Oatleli Bhakri made with jwari/jondhala/jowar/sorghum flour

If you would like to include "bhakries" in your diet but are not sure about how to pat the bhakries, then "Oatleli Bhakri" is a wonderful option. You can make such bhakries with rice flour, nachni/ragi flour, jondhala/jwari/jowar flour or bajri/bajra flour. You may have to vary the water proportion so the thick batter is formed.
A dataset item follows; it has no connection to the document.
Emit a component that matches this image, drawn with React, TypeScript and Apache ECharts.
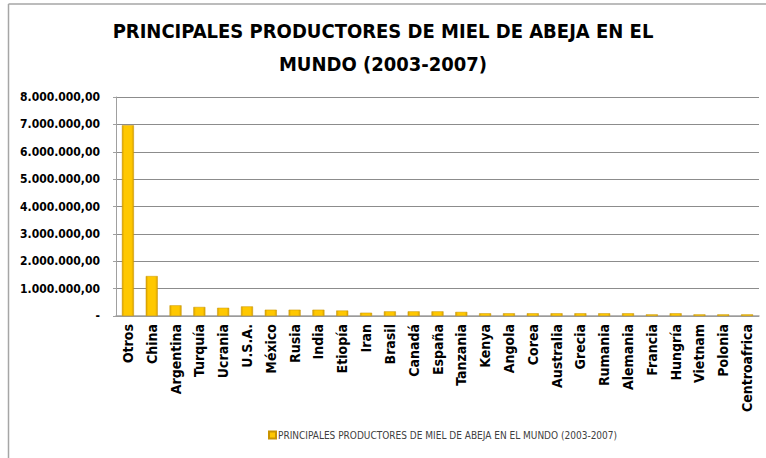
import React, { useEffect, useRef } from "react";
import * as echarts from "echarts";

const categories = [
  "Otros", "China", "Argentina", "Turquía", "Ucrania", "U.S.A.", "México", "Rusia", "India",
  "Etiopía", "Iran", "Brasil", "Canadá", "España", "Tanzania", "Kenya", "Angola", "Corea",
  "Australia", "Grecia", "Rumania", "Alemania", "Francia", "Hungría", "Vietnam", "Polonia", "Centroafrica",
];
const values = [
  6970000, 1460000, 390000, 330000, 300000, 350000, 230000, 230000, 230000,
  200000, 120000, 170000, 170000, 170000, 150000, 100000, 100000, 100000,
  100000, 100000, 100000, 100000, 60000, 100000, 60000, 60000, 60000,
];
const seriesName = "PRINCIPALES PRODUCTORES DE MIEL DE ABEJA EN EL MUNDO (2003-2007)";
const titleText = "PRINCIPALES PRODUCTORES DE MIEL DE ABEJA EN EL\nMUNDO (2003-2007)";

const FONT = "'Liberation Sans Narrow', 'DejaVu Sans Condensed', 'Open Sans', sans-serif";

function fmt(v: number): string {
  if (v === 0) return "-";
  const s = Math.round(v).toString().replace(/\B(?=(\d{3})+(?!\d))/g, ".");
  return s + ",00";
}

export default function App() {
  const ref = useRef<HTMLDivElement>(null);
  useEffect(() => {
    if (!ref.current) return;
    const chart = echarts.init(ref.current, undefined, { renderer: "svg" });
    const barColor = new echarts.graphic.LinearGradient(0, 0, 1, 0, [
      { offset: 0, color: "#D9A200" },
      { offset: 0.2, color: "#FFC800" },
      { offset: 0.8, color: "#FFC800" },
      { offset: 1, color: "#D9A200" },
    ]);
    chart.setOption({
      animation: false,
      backgroundColor: "#ffffff",
      title: {
        text: titleText,
        left: "center",
        top: 9,
        textStyle: {
          fontFamily: FONT,
          fontSize: 20,
          fontWeight: "bold",
          color: "#000000",
          lineHeight: 33,
        },
      },
      legend: {
        bottom: 13,
        left: 263,
        itemWidth: 7,
        itemHeight: 7,
        itemGap: 3,
        icon: "rect",
        textStyle: { fontFamily: FONT, fontSize: 10, color: "#404040", padding: [0, 0, 0, -3] },
        data: [seriesName],
      },
      grid: { left: 116, right: 7, top: 97, bottom: 142, containLabel: false },
      xAxis: {
        type: "category",
        data: categories,
        axisLine: { lineStyle: { color: "#a0a0a0", width: 1.5 } },
        axisTick: { show: false },
        axisLabel: {
          interval: 0,
          rotate: 90,
          fontFamily: FONT,
          fontSize: 14,
          fontWeight: "bold",
          color: "#000000",
          margin: 8,
        },
      },
      yAxis: {
        type: "value",
        min: 0,
        max: 8000000,
        interval: 1000000,
        axisLine: { show: true, lineStyle: { color: "#a0a0a0" } },
        axisTick: { show: true, length: 3, lineStyle: { color: "#a0a0a0" } },
        splitLine: { lineStyle: { color: "#8c8c8c", width: 1 } },
        axisLabel: {
          formatter: (v: number) => fmt(v),
          fontFamily: FONT,
          fontSize: 12,
          fontWeight: "bold",
          color: "#000000",
          margin: 16,
        },
      },
      series: [
        {
          name: seriesName,
          type: "bar",
          data: values,
          barWidth: 12,
          itemStyle: { color: barColor, borderColor: "#C99400", borderWidth: 0.5 },
        },
      ],
      graphic: [
        { type: "line", shape: { x1: 8.5, y1: 4, x2: 766, y2: 4 }, style: { stroke: "#a6a6a6", lineWidth: 1.5 } },
        { type: "line", shape: { x1: 8.5, y1: 4, x2: 8.5, y2: 458 }, style: { stroke: "#a6a6a6", lineWidth: 1.5 } },
      ],
    });
    return () => chart.dispose();
  }, []);
  return (
    <div
      ref={ref}
      style={{ position: "absolute", left: 0, top: 0, width: 766, height: 458 }}
    />
  );
}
I first had this bhakri, when I visited my best friend's 'gaanv' in the beautiful Konkan coast. We enjoyed the beauty and bounty of Konkan (beautiful beaches, rivers, greenery, coconut trees, mango trees, Alphonso mangoes, cashews, fresh fish - what else you want in life?). When we were ready to leave, my friend's aunt prepared these bhakris made with rice flour as a little picnic lunch for our train journey back to Mumbai. She had packed these with a delicious chutney. They tasted divine.

Oatleli Bhakri
ओतलेली  भाकरी 
Whisk together
1 cup rice/jowar/bajra/ragi flour
Approx 1 cup water (More or less to make a thick batter)
A pinch of salt to taste

1. Whisk the flour of your choice and water along with salt to taste. Mix till there are no lumps.
2. Heat a nonstick pan.
3. Add a ladleful of batter and spread into a thick disc. Do not make it thin as this is neither dosa nor ghavane.
4. Cover and let it cook on a medium flame for about 2 - 4 minutes or so.
5. Remove the lid. Flip and let it cook on the other side for another 2  - 4 minutes or so.
6. Serve hot off the pan.

Note -
1. This bhakri should not be crispy.
2. Above proportion gave me 4 small bhakris.
3. You can use jwari/sorghum, bajri/millet or nachni/ragi flour instead of rice flour. Adjust water accordingly so a thick batter is formed.
4. While taking off the pan, make sure than the batter is fully cooked by tapping on the bhakri. The raw batter should not ooze out, in that case cook for some more time.